═══ Available data ═══
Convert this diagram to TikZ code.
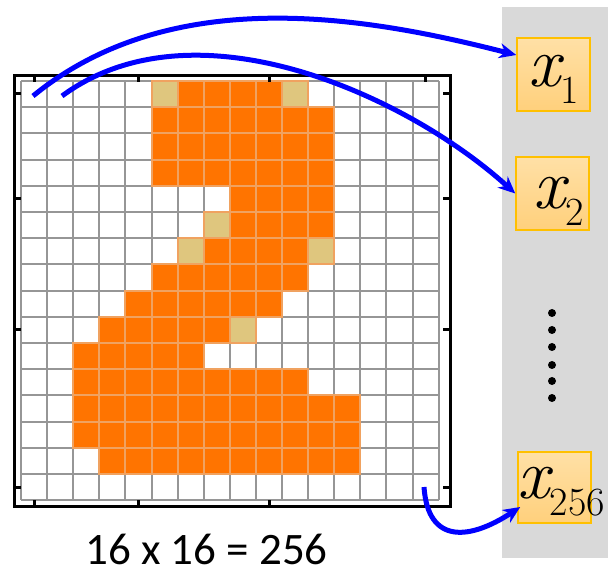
\documentclass[tikz,border=0pt]{standalone}
\usepackage{fontspec}
\newfontfamily\calibri{Carlito}
\usetikzlibrary{arrows.meta}

\definecolor{cellorange}{RGB}{255,116,0}
\definecolor{celltan}{RGB}{223,198,126}
\definecolor{gridgray}{RGB}{150,150,150}
\definecolor{gridpeach}{RGB}{240,162,96}
\definecolor{panelgray}{RGB}{217,217,217}
\definecolor{boxedge}{RGB}{255,192,0}
\definecolor{boxtop}{RGB}{255,224,166}
\definecolor{boxbottom}{RGB}{255,208,124}

\newcommand{\xsub}[1]{{\itshape x}\raisebox{-17pt}{\upshape\fontsize{40}{40}\selectfont #1}}

\begin{document}
\begin{tikzpicture}[
  x=1pt, y=-1pt,
  >={Stealth[length=17pt,width=15pt]},
  xbox/.style={draw=boxedge, line width=1.5pt, top color=boxtop, bottom color=boxbottom, minimum width=73pt, minimum height=73pt, inner sep=0pt},
  xlabel/.style={anchor=base, inner sep=0pt, font=\fontsize{71}{71}\selectfont},
  arr/.style={->, blue, line width=5pt},
  gridline/.style={gridgray, line width=2pt},
  orangecell/.style={fill=cellorange, draw=gridpeach, line width=2pt},
  tancell/.style={fill=celltan, draw=gridpeach, line width=2pt},
  frame/.style={line width=3pt}
]
\useasboundingbox (0,0) rectangle (608,569);
\fill[panelgray] (502,7) rectangle (608,558);

% 16 x 16 image
\begin{scope}[shift={(21,81)}, x=26.1pt, y=-26.2pt]
  \foreach \i in {0,...,16} {
    \draw[gridline] (\i,0) -- (\i,16);
    \draw[gridline] (0,\i) -- (16,\i);
  }
  \foreach \r/\a/\b in {0/6/9, 1/5/11, 2/5/11, 3/5/11, 4/8/11, 5/8/11, 6/7/10, 7/5/10,
                         8/4/9, 9/3/7, 10/2/6, 11/2/10, 12/2/12, 13/2/12, 14/3/12} {
    \foreach \c in {\a,...,\b}
      \draw[orangecell] (\c,\r) rectangle +(1,1);
  }
  \foreach \c/\r in {5/0, 10/0, 7/5, 6/6, 11/6, 8/9}
    \draw[tancell] (\c,\r) rectangle +(1,1);
\end{scope}
\draw[frame] (14,75.5) rectangle (450,506.5);
\foreach \t in {34,138.5,269,425.5} {
  \draw[frame] (\t,75.5) -- ++(0,7);
  \draw[frame] (\t,506.5) -- ++(0,-7);
}
\foreach \t in {94,199,330,487} {
  \draw[frame] (14,\t) -- ++(7,0);
  \draw[frame] (450,\t) -- ++(-7,0);
}
\node[font=\calibri\fontsize{45}{45}\selectfont, anchor=base, text depth=0pt] (caption) at (206.5,564) {16 x 16 = 256};

% pixel vector
\node[xbox] (x1box) at (553.5,74.5) {};
\node[xlabel] (x1) at (554,87) {\xsub{1}};
\node[xbox] (x2box) at (552.5,193.5) {};
\node[xlabel] (x2) at (558.5,209) {\xsub{2}};
\foreach \y in {313,330,347,365,381,398}
  \fill (552,\y) circle (4pt);
\node[xbox, minimum height=71pt] (x256box) at (554.5,487.5) {};
\node[xlabel] (x256) at (561.5,498) {\xsub{256}};

\coordinate (from1) at (33,96);
\coordinate (from2) at (62,96);
\coordinate (from256) at (424,487);
\draw[arr] (from1) .. controls (175,-20) and (375,19) .. ([yshift=19.5pt]x1box.west);
\draw[arr] (from2) .. controls (195,-2) and (408,96) .. (x2box.west);
\draw[arr] (from256) .. controls (428,545) and (470,540) .. ([xshift=3pt,yshift=-19.5pt]x256box.west);
\end{tikzpicture}
\end{document}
═══
Quote all the lines above exactly as given. Do not include the pictures.

**Solved problem:**
Convert this diagram to TikZ code.
\documentclass[tikz,border=0pt]{standalone}
\usepackage{fontspec}
\newfontfamily\calibri{Carlito}
\usetikzlibrary{arrows.meta}

\definecolor{cellorange}{RGB}{255,116,0}
\definecolor{celltan}{RGB}{223,198,126}
\definecolor{gridgray}{RGB}{150,150,150}
\definecolor{gridpeach}{RGB}{240,162,96}
\definecolor{panelgray}{RGB}{217,217,217}
\definecolor{boxedge}{RGB}{255,192,0}
\definecolor{boxtop}{RGB}{255,224,166}
\definecolor{boxbottom}{RGB}{255,208,124}

\newcommand{\xsub}[1]{{\itshape x}\raisebox{-17pt}{\upshape\fontsize{40}{40}\selectfont #1}}

\begin{document}
\begin{tikzpicture}[
  x=1pt, y=-1pt,
  >={Stealth[length=17pt,width=15pt]},
  xbox/.style={draw=boxedge, line width=1.5pt, top color=boxtop, bottom color=boxbottom, minimum width=73pt, minimum height=73pt, inner sep=0pt},
  xlabel/.style={anchor=base, inner sep=0pt, font=\fontsize{71}{71}\selectfont},
  arr/.style={->, blue, line width=5pt},
  gridline/.style={gridgray, line width=2pt},
  orangecell/.style={fill=cellorange, draw=gridpeach, line width=2pt},
  tancell/.style={fill=celltan, draw=gridpeach, line width=2pt},
  frame/.style={line width=3pt}
]
\useasboundingbox (0,0) rectangle (608,569);
\fill[panelgray] (502,7) rectangle (608,558);

% 16 x 16 image
\begin{scope}[shift={(21,81)}, x=26.1pt, y=-26.2pt]
  \foreach \i in {0,...,16} {
    \draw[gridline] (\i,0) -- (\i,16);
    \draw[gridline] (0,\i) -- (16,\i);
  }
  \foreach \r/\a/\b in {0/6/9, 1/5/11, 2/5/11, 3/5/11, 4/8/11, 5/8/11, 6/7/10, 7/5/10,
                         8/4/9, 9/3/7, 10/2/6, 11/2/10, 12/2/12, 13/2/12, 14/3/12} {
    \foreach \c in {\a,...,\b}
      \draw[orangecell] (\c,\r) rectangle +(1,1);
  }
  \foreach \c/\r in {5/0, 10/0, 7/5, 6/6, 11/6, 8/9}
    \draw[tancell] (\c,\r) rectangle +(1,1);
\end{scope}
\draw[frame] (14,75.5) rectangle (450,506.5);
\foreach \t in {34,138.5,269,425.5} {
  \draw[frame] (\t,75.5) -- ++(0,7);
  \draw[frame] (\t,506.5) -- ++(0,-7);
}
\foreach \t in {94,199,330,487} {
  \draw[frame] (14,\t) -- ++(7,0);
  \draw[frame] (450,\t) -- ++(-7,0);
}
\node[font=\calibri\fontsize{45}{45}\selectfont, anchor=base, text depth=0pt] (caption) at (206.5,564) {16 x 16 = 256};

% pixel vector
\node[xbox] (x1box) at (553.5,74.5) {};
\node[xlabel] (x1) at (554,87) {\xsub{1}};
\node[xbox] (x2box) at (552.5,193.5) {};
\node[xlabel] (x2) at (558.5,209) {\xsub{2}};
\foreach \y in {313,330,347,365,381,398}
  \fill (552,\y) circle (4pt);
\node[xbox, minimum height=71pt] (x256box) at (554.5,487.5) {};
\node[xlabel] (x256) at (561.5,498) {\xsub{256}};

\coordinate (from1) at (33,96);
\coordinate (from2) at (62,96);
\coordinate (from256) at (424,487);
\draw[arr] (from1) .. controls (175,-20) and (375,19) .. ([yshift=19.5pt]x1box.west);
\draw[arr] (from2) .. controls (195,-2) and (408,96) .. (x2box.west);
\draw[arr] (from256) .. controls (428,545) and (470,540) .. ([xshift=3pt,yshift=-19.5pt]x256box.west);
\end{tikzpicture}
\end{document}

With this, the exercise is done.